Now, let's break this down and explore each component in detail.

Workflow Triggers and Inputs

The workflow is set up to be manually triggered using workflow_dispatch. This gives developers the flexibility to run the workflow on-demand. What's particularly interesting are the input parameters:

  1. enable-caching: A boolean input that determines whether to use caching. This flexibility allows developers to bypass caching if needed, which can be useful for troubleshooting or ensuring a fresh build.

  2. nodejs-version: Allows choosing between Node.js versions 20.x and 21.x. This is incredibly useful for testing compatibility across different Node versions without changing the workflow file.

Job Configuration

The job runs on the latest Ubuntu runner and sets a default working directory for all run steps. This is a clean way to organize your project structure.


jobs:
  compile-and-test:
    runs-on: ubuntu-latest
    defaults:
      run: 
        working-directory: node-modules-caching/react-app
    steps:
        # Various steps in the workflow from The Workflow at a Glance  not shown for brevity

Workflow Steps

1. Checking Out the Code

Using actions/checkout@v4 ensures we're working with the latest version of this action, which can include performance improvements and bug fixes.

2. Setting Up Node.js

The workflow uses actions/setup-node@v3 to set up the Node.js environment.

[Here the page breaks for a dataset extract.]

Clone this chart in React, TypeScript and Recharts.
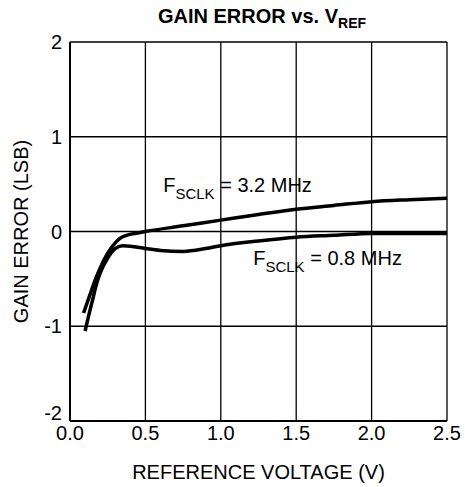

It dynamically uses the version specified in the workflow input, showcasing the workflow's flexibility.

3. Caching Dependencies

This is where the magic happens. The workflow uses actions/cache@v3 to cache the node_modules directory. Let's break down this step:

- name: Retrieve cached packages
  uses: actions/cache@v3
  if: ${{ inputs.enable-caching }}
  id: dependency-cache
  with:
     path: node-modules-caching/react-app/node_modules
     key: npm-packages-${{ hashFiles('node-modules-caching/react-app/package-lock.json')}}
  • The step only runs if enable-caching is true, providing flexibility.

  • The cache key is based on the hash of package-lock.json. This is crucial because it means the cache will be invalidated whenever dependencies change, ensuring we're always using the correct versions

  • The path specifies what directory or files you want to cache

  • The key is used to identify and retrieve your cache. You can indeed name your key anything, but it's good practice to use a meaningful name.

4. Installing Dependencies

- name: Install npm packages
  if: steps.dependency-cache.outputs.cache-hit != 'true'
  run: npm ci

This step only runs if there wasn't a cache hit. It uses npm ci instead of npm install, which is faster and ensures consistency by installing exact versions from the lock file.

5. Testing and Building

The workflow includes separate steps for testing and building, following the principle of separation of concerns. This makes it easier to identify at which stage a failure occurred. if: success(): This condition ensures that a step only runs if all previous steps in the job have completed successfully.

- name: Execute unit tests
  run: npm test
- name: Build application
  if: success()
  run: npm run build

6. Deployment

The final step is a placeholder for deployment. In a real-world scenario, this would be replaced with actual deployment logic. if: success(): This condition ensures that a step only runs if all previous steps in the job have completed successfully.

- name: Deploy to production
  if: success()
  run: |
    echo "Deploying to production..."
    # Add your actual deployment commands here
    echo "Deployment completed successfully!"

Benefits of This Approach

  1. Faster Builds: By caching node_modules, subsequent runs can skip the time-consuming dependency installation step if dependencies haven't changed.

  2. Flexibility: The ability to toggle caching and choose Node.js versions make the workflow adaptable to different scenarios.

  3. Consistency: Using npm ci and caching based on package-lock.json ensures consistent builds across different environments.

  4. Clear Structure: The workflow is well-organized, making it easy to understand and maintain.

Best Practices Demonstrated

  1. Version Pinning: Using specific versions of actions (e.g., @v3, @v4) ensures consistency and prevents unexpected breaking changes.

  2. Conditional Steps: Steps like caching and dependency installation only run when necessary, optimizing workflow execution time.

  3. Separation of Concerns: Each step has a clear, single responsibility, enhancing readability and maintainability.

  4. Use of Workflow Inputs: Allowing for runtime configuration increases the workflow's versatility.

Potential Improvements

While this workflow is already quite optimized, here are a few potential enhancements:

  1. Artifact Uploads: After building, uploading the build artifacts could be beneficial for deployment or further processing.

  2. Matrix Strategy: For more comprehensive testing, a matrix strategy could be employed to test across multiple Node versions and operating systems simultaneously.

Conclusion

This GitHub Actions workflow demonstrates several best practices in CI/CD, particularly in the realm of caching and workflow optimization. By implementing similar strategies, development teams can significantly reduce build times, ensure consistency across environments, and create more efficient, flexible CI/CD pipelines.

Remember, the key to an effective CI/CD process is continuous improvement. Regularly reviewing and optimizing your workflows, as demonstrated in this example, can lead to substantial gains in productivity and reliability in your software development lifecycle.